Antioxidants protect cells from rotenone toxicity. A, α-Tocopherol pretreatment [62.5 μm (gray column) or 125 μm (white column)] attenuated rotenone toxicity. Death was expressed as a percentage of maximal cell death after rotenone treatment. Results represent means ± SEM for four to five independent experiments. ^*p < 0.05 versus rotenone-induced death (black column). B, α-Tocopherol pretreatment did not prevent ATP depletions after rotenone exposure.

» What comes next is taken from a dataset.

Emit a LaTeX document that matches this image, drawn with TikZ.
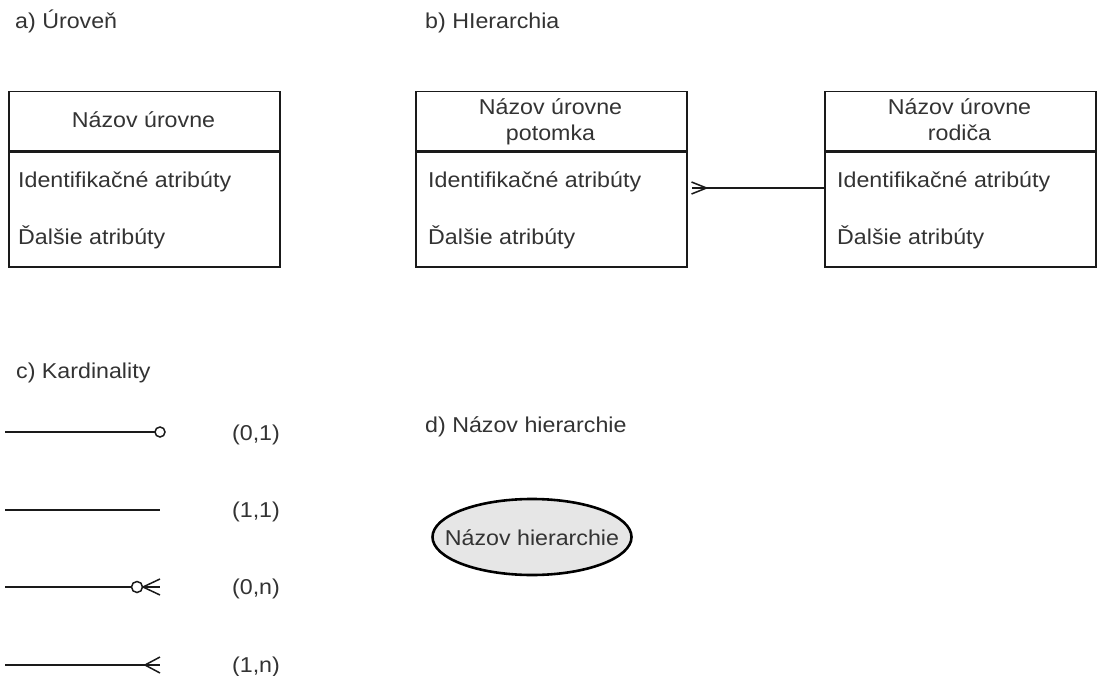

Cells were exposed to solvent or α-tocopherol (62.5 or 125 μm) before rotenone exposure, and ATP levels were measured. Column colors are as in A. Data shown are means ± SEM and represent three independent experiments. C, α-Tocopherol pretreatment prevented rotenone-induced oxidative damage. Cells were exposed to solvent or 125 μm α-tocopherol for 24 hr before rotenone (10 nm) treatment and before protein carbonyls were measured. Carbonyls are expressed as a percentage change from levels in solvent-treated cultures. Data shown are means ± SEM and represent five independent experiments. ^*p < 0.05 versus solvent-treated controls. D, Coenzyme Q₁₀ (CoQ) pretreatment attenuated rotenone toxicity. Cells were pretreated for 24 hr with 12.5 μm coenzyme Q₁₀ before exposure to 10 nm rotenone. Cell death was followed for 48 hr after rotenone treatment, and the last 24 hr period is shown. ^**p < 0.05 versus rotenone-treated cells in the presence of CoQ and versus solvent-treated cells; ^*p < 0.05 versus solvent-treated cells.

Figure 7.

α-Tocopherol protected dopaminergic neurons in midbrain slice cultures from rotenone oxidative damage and toxicity. A, Rotenone caused oxidative damage to midbrain slice cultures that was prevented by α-tocopherol treatment. Slice cultures were exposed to rotenone (50 nm) for 7 d in the presence of vehicle or α-tocopherol (100 μm). Data are expressed as a percentage increase in protein carbonyl levels in rotenone-treated cultures. ^*p < 0.05 versus solvent-treated cells. B-D, Rotenone toxicity in midbrain slice cultures was prevented by α-tocopherol. Midbrain slice cultures were exposed to vehicle (B) or 50 nm rotenone for 7 d in the presence of vehicle (C) or α-tocopherol (100 μm) (D). Rotenone exposure markedly reduced the number of TH⁺ processes in midbrain dopaminergic neurons (compare B and C). α-Tocopherol treatment reduced the effects of rotenone on these degenerative changes (D).

Figure 8.

Rotenone-induced loss of TH immunoreactivity in the nigrostriatal pathway. TH immunocytochemistry in the striatum (A) and substantia nigra (B) of a vehicle-treated rat is shown. Rotenone treatment reduced TH immunoreactivity in both the striatum (C) and the substantia nigra (D). The rotenone-treated animal received 3.0 mg/kg/d rotenone, subcutaneously, for 5 d.

Figure 9.

Chronic rotenone infusion induced selective oxidative damage, with the greatest damage in the midbrain and the olfactory bulb. Chronic rotenone infusion increased protein carbonyl levels in soluble protein isolated from the striatum (n = 18), midbrain (n = 18), cortex (n = 11), and olfactory bulb (n = 12) but not the cerebellum (n = 10) or hippocampus (n = 10). Rotenone exposure increased insoluble protein carbonyl levels only in midbrain (n = 18) and olfactory bulb (n = 12). Data are expressed as a percentage of protein carbonyl levels in vehicle-treated animals. Results represent means ± SEM. ^*p < 0.05 compared with control.